2017-22 De zorgplicht van een goed werkgever in het kader van de aangeboden pensioenregeling voert niet zo ver dat zij werknemers actief voor de individuele (in dit geval zeer schrijnende) gevolgen van keuzes meer informatie dient aan te bieden dan dat de werkgever in dit geval heeft gedaan. Ook niet nu zij in dit geval op de hoogte was van de thuissituatie. Bovendien werd tijdens de hiervoor genoemde pensioenbijeenkomst de mogelijkheid geboden de individuele omstandigheden met de daar aanwezige pensioenadviseur te bespreken en de keuze daarop aan te passen. Dat was het oordeel van Rechtbank Amsterdam op 31 maart 2017 (ECLI:NL:RBAMS:2017:2068).
De werknemer woonde samen met een partner en kinderen, had de keuze binnen de pensioenregeling op een nabestaandenpensioen te verzekeren (levenslang en een tijdelijke Anw-overbruggingspensioen) en heeft duidelijk aangegeven dat van deze mogelijkheid geen gebruik te maken.

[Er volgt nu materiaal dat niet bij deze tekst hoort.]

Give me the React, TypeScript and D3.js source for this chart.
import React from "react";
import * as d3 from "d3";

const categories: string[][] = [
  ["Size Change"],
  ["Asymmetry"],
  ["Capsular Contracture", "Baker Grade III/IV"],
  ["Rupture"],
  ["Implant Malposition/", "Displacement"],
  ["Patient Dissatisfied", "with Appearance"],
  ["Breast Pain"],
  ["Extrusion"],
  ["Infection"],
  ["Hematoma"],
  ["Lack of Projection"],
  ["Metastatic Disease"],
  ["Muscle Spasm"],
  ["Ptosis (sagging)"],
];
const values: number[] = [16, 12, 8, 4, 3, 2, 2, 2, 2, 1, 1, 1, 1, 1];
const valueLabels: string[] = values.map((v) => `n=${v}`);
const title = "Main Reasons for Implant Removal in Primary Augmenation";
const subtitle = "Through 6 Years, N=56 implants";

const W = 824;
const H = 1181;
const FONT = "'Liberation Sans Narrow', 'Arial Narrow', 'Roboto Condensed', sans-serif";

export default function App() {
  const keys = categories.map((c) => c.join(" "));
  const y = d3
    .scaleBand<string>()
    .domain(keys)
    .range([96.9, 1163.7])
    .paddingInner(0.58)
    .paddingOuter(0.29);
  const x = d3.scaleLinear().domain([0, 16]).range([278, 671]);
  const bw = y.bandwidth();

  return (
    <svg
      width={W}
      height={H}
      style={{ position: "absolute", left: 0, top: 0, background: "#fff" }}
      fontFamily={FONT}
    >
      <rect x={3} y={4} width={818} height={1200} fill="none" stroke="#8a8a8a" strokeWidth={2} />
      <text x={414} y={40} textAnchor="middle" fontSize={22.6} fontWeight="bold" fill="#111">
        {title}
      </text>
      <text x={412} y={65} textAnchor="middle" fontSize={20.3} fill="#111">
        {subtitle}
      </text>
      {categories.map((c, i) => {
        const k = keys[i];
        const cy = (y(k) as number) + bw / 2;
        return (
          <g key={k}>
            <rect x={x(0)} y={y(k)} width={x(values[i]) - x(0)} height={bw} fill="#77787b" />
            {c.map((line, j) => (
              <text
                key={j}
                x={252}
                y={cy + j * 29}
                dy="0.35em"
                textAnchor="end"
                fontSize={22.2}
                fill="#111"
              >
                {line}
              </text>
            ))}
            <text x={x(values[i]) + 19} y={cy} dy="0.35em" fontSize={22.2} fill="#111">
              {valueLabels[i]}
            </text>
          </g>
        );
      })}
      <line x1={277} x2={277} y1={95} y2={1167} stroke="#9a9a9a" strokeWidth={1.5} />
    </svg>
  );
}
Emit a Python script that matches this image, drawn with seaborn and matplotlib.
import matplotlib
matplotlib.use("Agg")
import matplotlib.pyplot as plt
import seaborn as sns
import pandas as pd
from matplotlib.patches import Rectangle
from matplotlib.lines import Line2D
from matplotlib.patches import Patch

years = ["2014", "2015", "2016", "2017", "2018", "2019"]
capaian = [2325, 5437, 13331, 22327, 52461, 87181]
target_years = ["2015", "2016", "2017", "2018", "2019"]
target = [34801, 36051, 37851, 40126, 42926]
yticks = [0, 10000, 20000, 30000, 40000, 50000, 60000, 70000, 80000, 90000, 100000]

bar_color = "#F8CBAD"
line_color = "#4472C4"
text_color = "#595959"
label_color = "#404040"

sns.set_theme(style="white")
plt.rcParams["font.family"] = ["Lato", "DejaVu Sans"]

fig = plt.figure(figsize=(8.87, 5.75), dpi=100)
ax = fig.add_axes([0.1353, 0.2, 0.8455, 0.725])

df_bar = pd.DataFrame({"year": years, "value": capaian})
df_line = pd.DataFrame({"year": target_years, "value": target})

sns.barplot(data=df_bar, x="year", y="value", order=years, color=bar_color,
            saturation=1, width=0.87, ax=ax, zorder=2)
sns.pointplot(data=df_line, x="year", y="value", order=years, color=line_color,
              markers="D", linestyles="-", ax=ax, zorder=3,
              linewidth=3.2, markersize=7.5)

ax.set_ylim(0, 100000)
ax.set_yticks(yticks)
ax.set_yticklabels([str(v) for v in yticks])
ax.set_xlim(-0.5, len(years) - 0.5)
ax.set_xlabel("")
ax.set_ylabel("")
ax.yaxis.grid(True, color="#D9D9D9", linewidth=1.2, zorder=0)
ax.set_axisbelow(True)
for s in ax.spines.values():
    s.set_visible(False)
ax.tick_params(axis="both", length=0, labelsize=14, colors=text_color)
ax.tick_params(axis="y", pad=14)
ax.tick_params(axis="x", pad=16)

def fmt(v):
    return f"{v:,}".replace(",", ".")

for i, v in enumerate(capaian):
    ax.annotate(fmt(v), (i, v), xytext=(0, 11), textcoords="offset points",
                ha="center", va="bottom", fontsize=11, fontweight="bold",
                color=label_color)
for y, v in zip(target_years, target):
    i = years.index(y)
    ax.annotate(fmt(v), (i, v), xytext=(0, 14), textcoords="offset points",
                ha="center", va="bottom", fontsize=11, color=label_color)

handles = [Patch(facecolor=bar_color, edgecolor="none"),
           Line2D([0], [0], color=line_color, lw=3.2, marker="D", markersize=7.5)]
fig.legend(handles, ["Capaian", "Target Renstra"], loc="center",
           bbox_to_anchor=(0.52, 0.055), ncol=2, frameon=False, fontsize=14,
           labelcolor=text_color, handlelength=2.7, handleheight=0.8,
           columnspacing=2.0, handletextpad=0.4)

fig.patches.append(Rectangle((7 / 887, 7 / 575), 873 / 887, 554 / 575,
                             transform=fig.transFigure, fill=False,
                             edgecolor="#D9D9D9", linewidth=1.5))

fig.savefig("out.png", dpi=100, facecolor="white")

De werknemer komt kort daarna te overlijden en de partner stelt de werknemer het betreffende keuze-/aanmeldingsformulier heeft ondertekend zonder dat hij haar heeft ingelicht over de gevolgen van deze keuze. Dit alles maakt het volgens de rechter niet anders.
Uit deze uitspraak kunnen twee conclusies worden getrokken over het oordeel van de rechter:
- in lijn met overige rechtspraak is de partner geen partij bij de pensioenovereenkomst tussen de werkgever en de werknemer.
- in dit geval heeft de werkgever heel duidelijk gecommuniceerd over de keuzemogelijkheden. Via een startbrief, een brief en formulier voor indiensttreding en een bijeenkomst voor (nieuwe) werknemers over de inhoud en mogelijkheden binnen de pensioenregeling. Niet, minder of onjuist voorlichten kan voor een werkgever in dit soort gevallen voor problemen zorgen.